> **Set exercise**:
From the first line of the data down to and including the line with "1.307, 1.344, 1.372];", copy everything exactly, leaving out pictures.

> **Records for this exercise**:

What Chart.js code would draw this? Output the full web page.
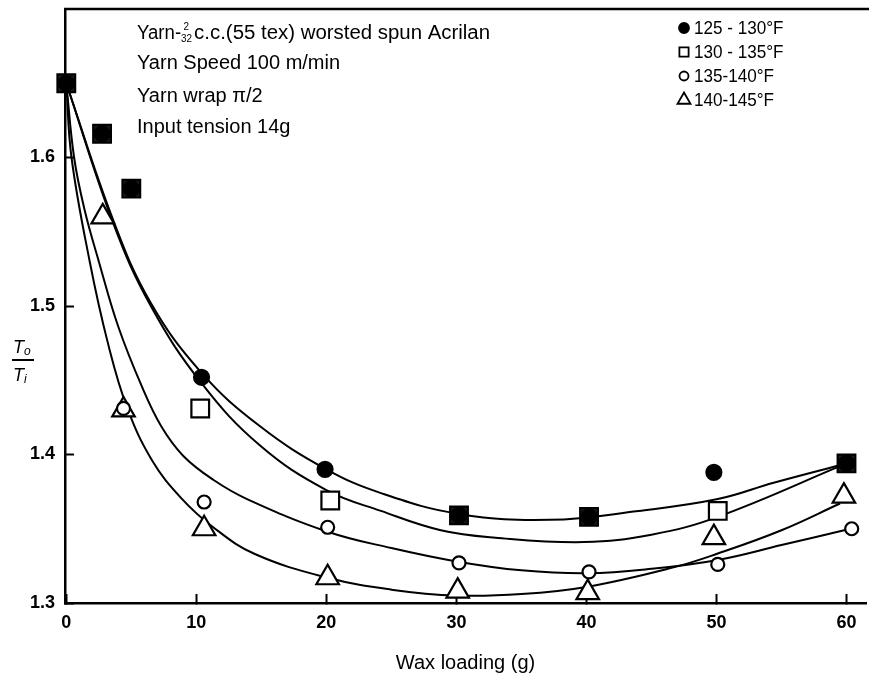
<!DOCTYPE html>
<html>
<head>
<meta charset="utf-8">
<script src="https://cdn.jsdelivr.net/npm/chart.js@4.4.1/dist/chart.umd.min.js"></script>
<style>
  body { margin: 0; background: #fff; }
  #wrap { width: 869px; height: 680px; }
</style>
</head>
<body>
<div id="wrap"><canvas id="chart" width="869" height="680"></canvas></div>
<script>
// measured points, one pair of arrays per temperature band
const band125X = [0, 2.75, 5.0, 10.4, 19.9, 30.2, 40.2, 49.8, 60];
const band125Y = [1.65, 1.616, 1.579, 1.452, 1.390, 1.359, 1.358, 1.388, 1.394];
const band130X = [0, 2.75, 5.0, 10.3, 20.3, 30.2, 40.2, 50.1, 60];
const band130Y = [1.65, 1.616, 1.579, 1.431, 1.369, 1.359, 1.358, 1.362, 1.394];
const band135X = [4.4, 10.6, 20.1, 30.2, 40.2, 50.1, 60.4];
const band135Y = [1.431, 1.368, 1.351, 1.327, 1.321, 1.326, 1.350];
const band140X = [2.8, 4.4, 10.6, 20.1, 30.1, 40.1, 49.8, 59.8];
const band140Y = [1.560, 1.430, 1.350, 1.317, 1.308, 1.307, 1.344, 1.372];

// the hand-drawn fitted curves
const fit125X = [0, 3.6, 6.5, 10.4, 14.9, 20, 24.2, 30.2, 37.2, 44, 50.1, 54.4, 60];
const fit125Y = [1.65, 1.558, 1.502, 1.455, 1.419, 1.390, 1.374, 1.360, 1.356, 1.362, 1.370, 1.381, 1.394];
const fit130X = [0, 3.6, 6.5, 10.4, 14.9, 20, 24.2, 28.8, 33, 39.8, 45, 50.1, 60];
const fit130Y = [1.65, 1.556, 1.500, 1.448, 1.406, 1.376, 1.362, 1.349, 1.344, 1.341, 1.346, 1.358, 1.394];
const fit135X = [0, 0.6, 1.4, 2.5, 4.0, 5.8, 7.3, 9.0, 11.3, 13.9, 20.1, 25, 30, 35, 40.1, 45, 50.1, 55, 60.3];
const fit135Y = [1.65, 1.60, 1.565, 1.53, 1.486, 1.446, 1.419, 1.399, 1.383, 1.370, 1.348, 1.337, 1.328, 1.322, 1.320, 1.323, 1.329, 1.339, 1.350];
const fit140X = [0, 0.4, 1.8, 3.2, 4.7, 6.6, 8.8, 11.3, 14.5, 20.1, 25, 30, 35, 40.1, 46.7, 50, 55, 59.5];
const fit140Y = [1.65, 1.60, 1.53, 1.475, 1.431, 1.396, 1.371, 1.351, 1.333, 1.317, 1.309, 1.305, 1.306, 1.311, 1.324, 1.333, 1.349, 1.367];

const bandLabels = ['125 - 130°F', '130 - 135°F', '135-140°F', '140-145°F'];
const xTicks = [0, 10, 20, 30, 40, 50, 60];
const yTicks = [1.3, 1.4, 1.5, 1.6];
const notes = ['Yarn Speed 100 m/min', 'Yarn wrap π/2', 'Input tension 14g'];

const NARROW = "'Liberation Sans Narrow', 'Liberation Sans', Arial, sans-serif";
const PLAIN = "'Liberation Sans', Arial, sans-serif";

function pts(xs, ys) {
  return xs.map((x, i) => ({ x: x, y: ys[i] }));
}

// where the 130-135 square sits on a 125-130 dot the print shows a dark square
const squareFill = band130X.map((x, i) =>
  band125X.some((v, j) => v === x && band125Y[j] === band130Y[i]) ? '#1c1c1c' : '#fff');

function markers(label, xs, ys, style, r, fill) {
  return {
    label: label,
    data: pts(xs, ys),
    showLine: false,
    pointStyle: style,
    pointRadius: r,
    pointHoverRadius: r,
    pointBackgroundColor: fill,
    pointBorderColor: '#000',
    pointBorderWidth: 2.2,
    clip: false
  };
}

function curve(xs, ys) {
  return {
    label: '',
    data: pts(xs, ys),
    showLine: true,
    pointRadius: 0,
    borderColor: '#000',
    borderWidth: 2,
    tension: 0.4,
    fill: false
  };
}

const legendStyles = [
  { style: 'circle', r: 5, fill: '#000' },
  { style: 'rect', r: 6.5, fill: '#fff' },
  { style: 'circle', r: 4.5, fill: '#fff' },
  { style: 'triangle', r: 7.5, fill: '#fff' }
];

function drawMark(ctx, s, x, y) {
  ctx.fillStyle = s.fill;
  ctx.strokeStyle = '#000';
  ctx.lineWidth = 1.8;
  ctx.beginPath();
  if (s.style === 'circle') {
    ctx.arc(x, y, s.r, 0, Math.PI * 2);
  } else if (s.style === 'rect') {
    const h = s.r * Math.SQRT1_2;
    ctx.rect(x - h, y - h, 2 * h, 2 * h);
  } else {
    ctx.moveTo(x, y - s.r);
    ctx.lineTo(x + s.r * 0.866, y + s.r * 0.5);
    ctx.lineTo(x - s.r * 0.866, y + s.r * 0.5);
    ctx.closePath();
  }
  ctx.fill();
  ctx.stroke();
}

function squeezed(ctx, text, x, y, sx) {
  ctx.save();
  ctx.translate(x, y);
  ctx.scale(sx, 1);
  ctx.fillText(text, 0, 0);
  ctx.restore();
  return ctx.measureText(text).width * sx;
}

const extras = {
  id: 'extras',
  afterDraw(chart) {
    const ctx = chart.ctx;
    const a = chart.chartArea;
    ctx.save();

    // top frame line
    ctx.strokeStyle = '#000';
    ctx.lineWidth = 2.5;
    ctx.beginPath();
    ctx.moveTo(a.left - 1, a.top);
    ctx.lineTo(chart.width, a.top);
    ctx.stroke();

    // notes block
    ctx.fillStyle = '#000';
    ctx.textBaseline = 'alphabetic';
    ctx.font = '20px ' + PLAIN;
    let x = 137;
    x += squeezed(ctx, 'Yarn-', x, 39, 0.93);
    ctx.font = '11px ' + PLAIN;
    squeezed(ctx, '2', x + 2.5, 30, 0.9);
    squeezed(ctx, '32', x, 42, 0.9);
    ctx.font = '20px ' + PLAIN;
    squeezed(ctx, 'c.c.(55 tex) worsted spun Acrilan', x + 13, 39, 1.02);
    const baselines = [69, 102, 133];
    notes.forEach((t, i) => squeezed(ctx, t, 137, baselines[i], 1));

    // legend, top right
    const rows = [28, 52, 76, 100];
    ctx.textBaseline = 'middle';
    bandLabels.forEach((t, i) => {
      drawMark(ctx, legendStyles[i], 684, rows[i]);
      ctx.fillStyle = '#000';
      ctx.font = '19px ' + NARROW;
      squeezed(ctx, t, 694, rows[i] + 1, 0.9);
    });

    // y title: To over Ti
    ctx.textBaseline = 'alphabetic';
    ctx.font = 'italic 18px ' + NARROW;
    ctx.fillText('T', 13, 353);
    ctx.font = 'italic 12px ' + NARROW;
    ctx.fillText('o', 24, 355);
    ctx.lineWidth = 2;
    ctx.beginPath();
    ctx.moveTo(12, 360);
    ctx.lineTo(34, 360);
    ctx.stroke();
    ctx.font = 'italic 18px ' + NARROW;
    ctx.fillText('T', 13, 381);
    ctx.font = 'italic 12px ' + NARROW;
    ctx.fillText('i', 24, 383);

    ctx.restore();
  }
};

const datasets = [
  markers(bandLabels[0], band125X, band125Y, 'circle', 7.5, '#000'),
  markers(bandLabels[1], band130X, band130Y, 'rect', 12.5, squareFill),
  markers(bandLabels[2], band135X, band135Y, 'circle', 6.5, '#fff'),
  markers(bandLabels[3], band140X, band140Y, 'triangle', 13, '#fff'),
  curve(fit125X, fit125Y),
  curve(fit130X, fit130Y),
  curve(fit135X, fit135Y),
  curve(fit140X, fit140Y)
];

new Chart(document.getElementById('chart'), {
  type: 'scatter',
  data: { datasets: datasets },
  options: {
    responsive: false,
    animation: false,
    events: [],
    layout: { autoPadding: false, padding: { top: 9, right: 3, left: 0, bottom: 0 } },
    plugins: {
      legend: { display: false },
      tooltip: { enabled: false }
    },
    scales: {
      x: {
        type: 'linear',
        min: -0.1,
        max: 61.5,
        afterBuildTicks: s => { s.ticks = xTicks.map(v => ({ value: v })); },
        afterFit: s => { s.height = 77; s.paddingLeft = 0; s.paddingRight = 0; },
        border: { color: '#000', width: 2.5 },
        grid: { drawOnChartArea: false, tickLength: -9, tickWidth: 2, tickColor: '#000' },
        ticks: { color: '#000', padding: 18, maxRotation: 0, font: { family: NARROW, size: 18, weight: 'bold' } },
        title: {
          display: true,
          text: 'Wax loading (g)',
          color: '#000',
          padding: { top: 0, bottom: 5 },
          font: { family: PLAIN, size: 20 }
        }
      },
      y: {
        type: 'linear',
        min: 1.3,
        max: 1.7,
        afterBuildTicks: s => { s.ticks = yTicks.map(v => ({ value: v })); },
        afterFit: s => { s.width = 65; s.paddingTop = 0; s.paddingBottom = 0; },
        border: { color: '#000', width: 2.5 },
        grid: { drawOnChartArea: false, tickLength: -9, tickWidth: 2, tickColor: '#000' },
        ticks: {
          color: '#000',
          padding: 19,
          font: { family: NARROW, size: 18, weight: 'bold' },
          callback: v => v.toFixed(1)
        }
      }
    }
  },
  plugins: [extras]
});
</script>
</body>
</html>
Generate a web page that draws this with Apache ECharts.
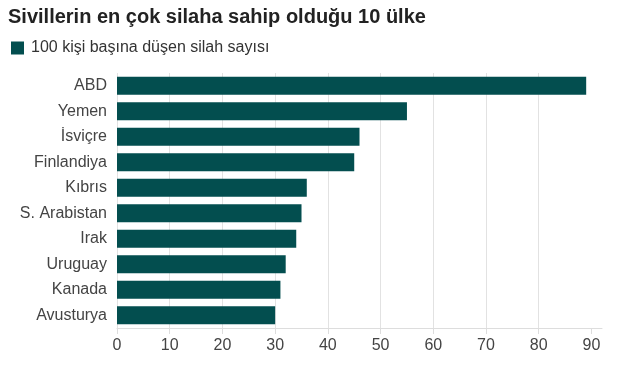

> **Problem solution**:
What Chart.js code would draw this? Output the full web page.
<!DOCTYPE html>
<html>
<head>
<meta charset="utf-8">
<script src="https://cdn.jsdelivr.net/npm/chart.js@4.4.1/dist/chart.umd.min.js"></script>
<style>
  body { margin: 0; background: #fff; }
  #wrap { width: 869px; height: 680px; }
</style>
</head>
<body>
<div id="wrap"><canvas id="chart" width="869" height="680"></canvas></div>
<script>
// measured points, one pair of arrays per temperature band
const band125X = [0, 2.75, 5.0, 10.4, 19.9, 30.2, 40.2, 49.8, 60];
const band125Y = [1.65, 1.616, 1.579, 1.452, 1.390, 1.359, 1.358, 1.388, 1.394];
const band130X = [0, 2.75, 5.0, 10.3, 20.3, 30.2, 40.2, 50.1, 60];
const band130Y = [1.65, 1.616, 1.579, 1.431, 1.369, 1.359, 1.358, 1.362, 1.394];
const band135X = [4.4, 10.6, 20.1, 30.2, 40.2, 50.1, 60.4];
const band135Y = [1.431, 1.368, 1.351, 1.327, 1.321, 1.326, 1.350];
const band140X = [2.8, 4.4, 10.6, 20.1, 30.1, 40.1, 49.8, 59.8];
const band140Y = [1.560, 1.430, 1.350, 1.317, 1.308, 1.307, 1.344, 1.372];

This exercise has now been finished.